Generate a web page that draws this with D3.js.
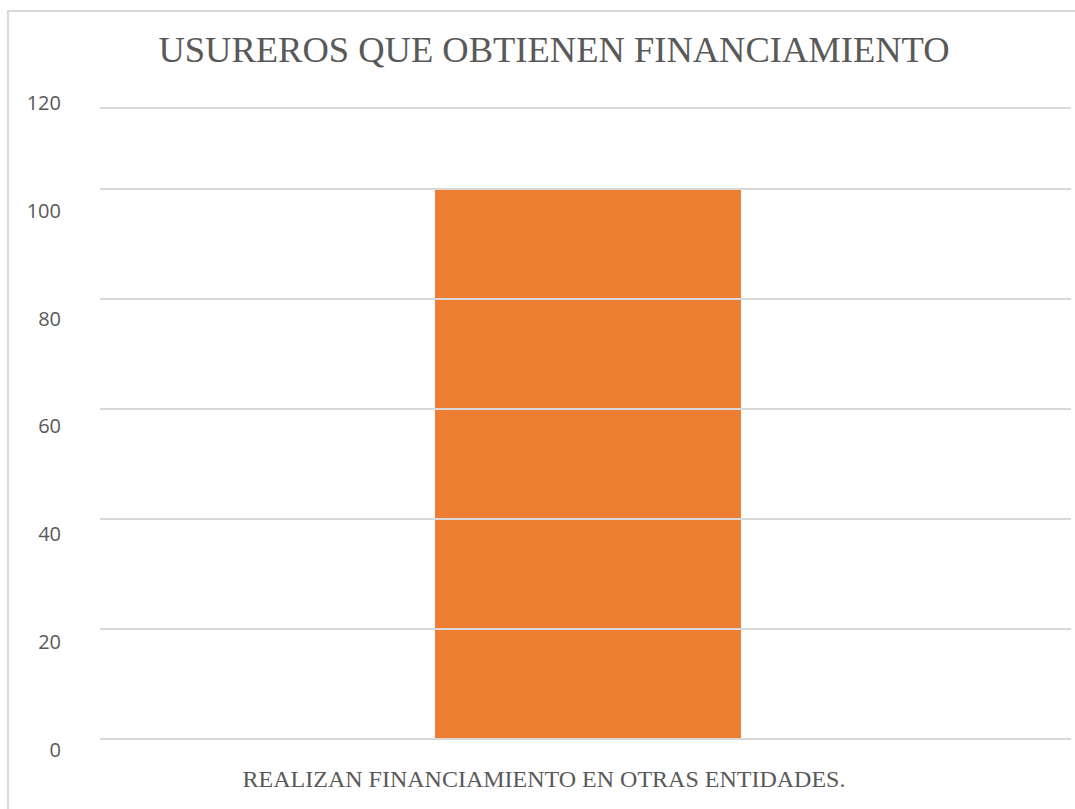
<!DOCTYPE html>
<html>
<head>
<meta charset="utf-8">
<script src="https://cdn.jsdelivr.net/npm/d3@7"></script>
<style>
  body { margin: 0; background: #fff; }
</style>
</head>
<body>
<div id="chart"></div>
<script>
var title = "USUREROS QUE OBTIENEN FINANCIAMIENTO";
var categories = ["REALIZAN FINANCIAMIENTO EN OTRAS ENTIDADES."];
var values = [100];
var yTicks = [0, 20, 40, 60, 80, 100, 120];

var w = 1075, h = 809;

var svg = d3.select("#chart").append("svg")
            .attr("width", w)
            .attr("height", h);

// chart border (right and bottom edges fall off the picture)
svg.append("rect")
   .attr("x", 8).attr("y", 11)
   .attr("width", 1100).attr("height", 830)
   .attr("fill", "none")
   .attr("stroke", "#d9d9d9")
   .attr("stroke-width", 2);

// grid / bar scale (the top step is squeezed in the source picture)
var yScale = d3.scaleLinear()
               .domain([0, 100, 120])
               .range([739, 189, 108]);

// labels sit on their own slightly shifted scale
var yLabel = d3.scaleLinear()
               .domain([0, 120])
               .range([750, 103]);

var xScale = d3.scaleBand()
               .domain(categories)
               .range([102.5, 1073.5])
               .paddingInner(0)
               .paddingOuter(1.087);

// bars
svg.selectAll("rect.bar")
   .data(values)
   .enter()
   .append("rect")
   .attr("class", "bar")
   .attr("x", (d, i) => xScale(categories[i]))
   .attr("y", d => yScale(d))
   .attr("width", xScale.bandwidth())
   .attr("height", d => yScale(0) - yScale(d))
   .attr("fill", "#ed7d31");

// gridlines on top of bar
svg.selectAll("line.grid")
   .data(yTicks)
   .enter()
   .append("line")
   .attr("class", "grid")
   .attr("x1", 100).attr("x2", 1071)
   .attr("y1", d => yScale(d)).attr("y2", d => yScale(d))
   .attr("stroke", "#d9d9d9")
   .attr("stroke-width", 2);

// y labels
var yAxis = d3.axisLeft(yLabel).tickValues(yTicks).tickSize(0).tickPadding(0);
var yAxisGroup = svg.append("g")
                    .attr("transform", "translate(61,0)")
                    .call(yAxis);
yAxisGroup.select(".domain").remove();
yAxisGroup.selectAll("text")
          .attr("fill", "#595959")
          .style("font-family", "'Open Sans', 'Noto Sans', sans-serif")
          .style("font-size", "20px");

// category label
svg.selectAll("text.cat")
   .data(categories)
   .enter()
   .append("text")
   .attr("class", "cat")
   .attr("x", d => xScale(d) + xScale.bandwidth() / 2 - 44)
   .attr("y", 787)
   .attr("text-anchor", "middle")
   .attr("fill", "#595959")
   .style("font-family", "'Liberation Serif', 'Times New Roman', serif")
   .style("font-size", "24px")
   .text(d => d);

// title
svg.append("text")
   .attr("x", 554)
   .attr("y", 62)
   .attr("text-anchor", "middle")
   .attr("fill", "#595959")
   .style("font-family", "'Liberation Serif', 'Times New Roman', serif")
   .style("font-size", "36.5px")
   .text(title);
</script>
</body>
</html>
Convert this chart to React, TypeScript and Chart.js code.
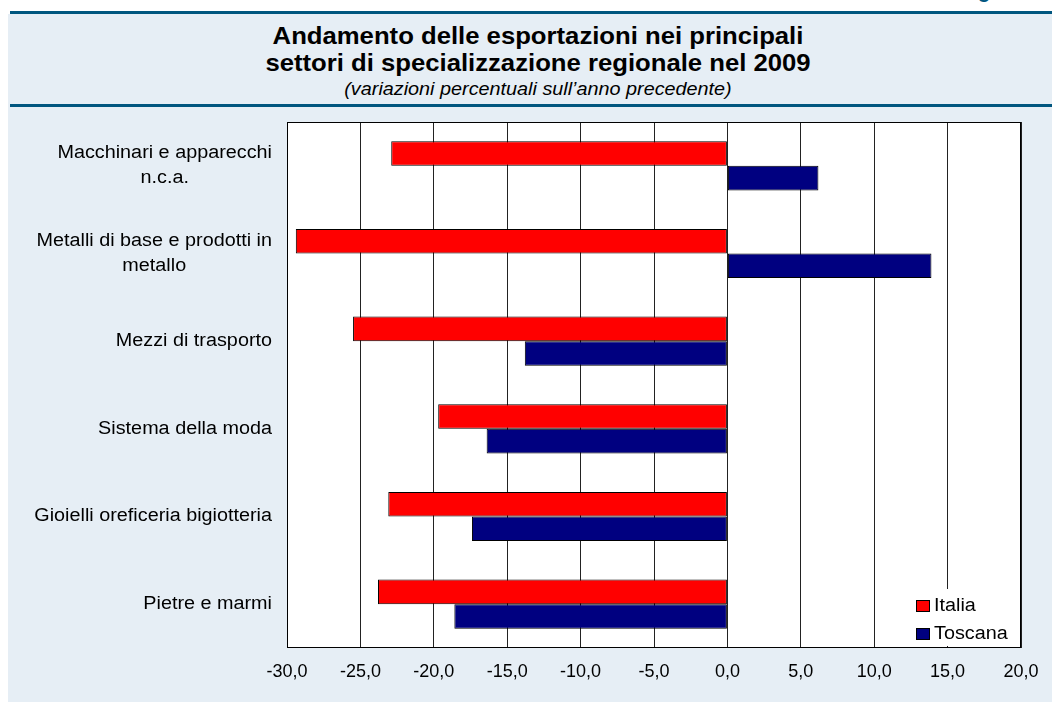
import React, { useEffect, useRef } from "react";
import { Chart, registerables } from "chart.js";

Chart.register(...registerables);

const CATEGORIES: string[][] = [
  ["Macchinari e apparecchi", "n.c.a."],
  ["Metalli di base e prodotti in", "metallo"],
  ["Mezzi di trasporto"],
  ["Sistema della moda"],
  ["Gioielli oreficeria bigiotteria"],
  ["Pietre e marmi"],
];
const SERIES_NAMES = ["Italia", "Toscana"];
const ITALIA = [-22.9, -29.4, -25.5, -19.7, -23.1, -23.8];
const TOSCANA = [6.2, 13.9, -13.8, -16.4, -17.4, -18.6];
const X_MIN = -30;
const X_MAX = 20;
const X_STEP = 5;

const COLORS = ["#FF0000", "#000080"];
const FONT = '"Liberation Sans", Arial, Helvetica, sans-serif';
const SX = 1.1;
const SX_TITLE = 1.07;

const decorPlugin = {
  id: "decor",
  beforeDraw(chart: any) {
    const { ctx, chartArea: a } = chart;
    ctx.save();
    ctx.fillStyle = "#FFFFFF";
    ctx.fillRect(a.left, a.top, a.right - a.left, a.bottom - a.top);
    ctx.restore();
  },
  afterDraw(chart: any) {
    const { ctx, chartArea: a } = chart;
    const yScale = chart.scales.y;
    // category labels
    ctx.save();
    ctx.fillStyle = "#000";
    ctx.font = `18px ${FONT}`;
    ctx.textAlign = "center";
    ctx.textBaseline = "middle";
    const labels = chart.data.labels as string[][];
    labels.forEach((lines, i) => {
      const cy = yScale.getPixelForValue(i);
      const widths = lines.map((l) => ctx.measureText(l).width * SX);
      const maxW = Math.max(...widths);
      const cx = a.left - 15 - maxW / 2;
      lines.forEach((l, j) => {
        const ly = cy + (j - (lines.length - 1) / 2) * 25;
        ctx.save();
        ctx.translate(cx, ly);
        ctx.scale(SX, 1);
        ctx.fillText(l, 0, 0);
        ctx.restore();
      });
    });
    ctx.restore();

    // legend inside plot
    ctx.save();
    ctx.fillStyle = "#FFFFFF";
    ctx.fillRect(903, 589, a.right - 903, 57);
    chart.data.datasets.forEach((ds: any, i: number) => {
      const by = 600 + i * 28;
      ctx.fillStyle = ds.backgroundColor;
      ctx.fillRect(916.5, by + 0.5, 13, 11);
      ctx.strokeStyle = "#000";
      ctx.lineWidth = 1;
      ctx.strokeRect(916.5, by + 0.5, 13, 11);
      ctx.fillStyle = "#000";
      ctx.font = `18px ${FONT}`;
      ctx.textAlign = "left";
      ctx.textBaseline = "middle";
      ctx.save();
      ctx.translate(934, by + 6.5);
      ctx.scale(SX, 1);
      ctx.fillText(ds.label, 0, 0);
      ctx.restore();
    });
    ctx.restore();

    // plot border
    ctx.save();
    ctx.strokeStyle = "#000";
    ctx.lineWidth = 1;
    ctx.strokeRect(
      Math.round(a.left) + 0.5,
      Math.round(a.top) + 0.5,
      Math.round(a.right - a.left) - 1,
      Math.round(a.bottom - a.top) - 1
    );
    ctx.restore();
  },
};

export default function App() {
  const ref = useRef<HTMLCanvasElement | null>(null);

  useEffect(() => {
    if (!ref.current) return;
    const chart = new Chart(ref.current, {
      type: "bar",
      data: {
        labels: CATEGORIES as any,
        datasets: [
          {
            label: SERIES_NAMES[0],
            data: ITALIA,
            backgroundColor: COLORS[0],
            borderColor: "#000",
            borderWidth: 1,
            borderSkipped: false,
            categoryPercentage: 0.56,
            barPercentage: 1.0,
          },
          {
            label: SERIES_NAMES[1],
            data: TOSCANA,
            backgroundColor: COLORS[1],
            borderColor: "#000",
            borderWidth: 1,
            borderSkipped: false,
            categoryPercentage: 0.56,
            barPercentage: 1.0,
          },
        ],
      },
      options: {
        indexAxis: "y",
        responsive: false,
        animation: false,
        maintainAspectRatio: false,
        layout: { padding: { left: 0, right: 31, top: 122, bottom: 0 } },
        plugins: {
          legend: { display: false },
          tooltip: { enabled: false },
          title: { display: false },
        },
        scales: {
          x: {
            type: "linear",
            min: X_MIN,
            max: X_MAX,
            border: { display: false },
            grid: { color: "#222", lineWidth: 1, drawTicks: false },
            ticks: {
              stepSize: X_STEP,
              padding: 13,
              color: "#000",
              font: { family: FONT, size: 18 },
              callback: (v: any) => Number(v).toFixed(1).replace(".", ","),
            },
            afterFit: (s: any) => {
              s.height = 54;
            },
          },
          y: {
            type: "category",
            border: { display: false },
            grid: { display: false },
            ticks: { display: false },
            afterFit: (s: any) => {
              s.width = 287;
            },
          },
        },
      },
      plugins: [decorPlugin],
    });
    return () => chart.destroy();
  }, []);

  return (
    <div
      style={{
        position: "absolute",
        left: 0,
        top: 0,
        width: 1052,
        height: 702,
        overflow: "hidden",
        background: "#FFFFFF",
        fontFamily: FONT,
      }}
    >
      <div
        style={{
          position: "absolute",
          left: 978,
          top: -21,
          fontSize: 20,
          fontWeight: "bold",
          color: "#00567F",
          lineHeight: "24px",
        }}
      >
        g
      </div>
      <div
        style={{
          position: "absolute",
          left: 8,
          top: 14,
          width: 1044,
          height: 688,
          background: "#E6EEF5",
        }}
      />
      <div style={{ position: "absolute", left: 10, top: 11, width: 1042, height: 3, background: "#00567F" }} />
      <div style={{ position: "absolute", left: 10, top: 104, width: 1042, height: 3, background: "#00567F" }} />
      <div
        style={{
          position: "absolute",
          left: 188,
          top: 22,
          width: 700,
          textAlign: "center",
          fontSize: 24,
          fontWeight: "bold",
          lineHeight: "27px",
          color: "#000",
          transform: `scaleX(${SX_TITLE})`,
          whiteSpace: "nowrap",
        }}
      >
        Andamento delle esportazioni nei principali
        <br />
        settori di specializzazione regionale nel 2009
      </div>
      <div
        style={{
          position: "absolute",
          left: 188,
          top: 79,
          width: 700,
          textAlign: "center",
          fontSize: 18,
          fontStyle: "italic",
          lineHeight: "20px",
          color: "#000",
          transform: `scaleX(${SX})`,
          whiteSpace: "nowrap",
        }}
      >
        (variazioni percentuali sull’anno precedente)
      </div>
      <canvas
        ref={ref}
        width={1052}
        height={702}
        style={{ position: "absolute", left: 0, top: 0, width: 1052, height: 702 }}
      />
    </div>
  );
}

____________________

• Task details
In the listing above, find the line with "Convert this chart" and the line with "Chart.register(...registerables);". Set down exactly those lines and everything between them, skipping pictures.

• Result for this task
Convert this chart to React, TypeScript and Chart.js code.
import React, { useEffect, useRef } from "react";
import { Chart, registerables } from "chart.js";

Chart.register(...registerables);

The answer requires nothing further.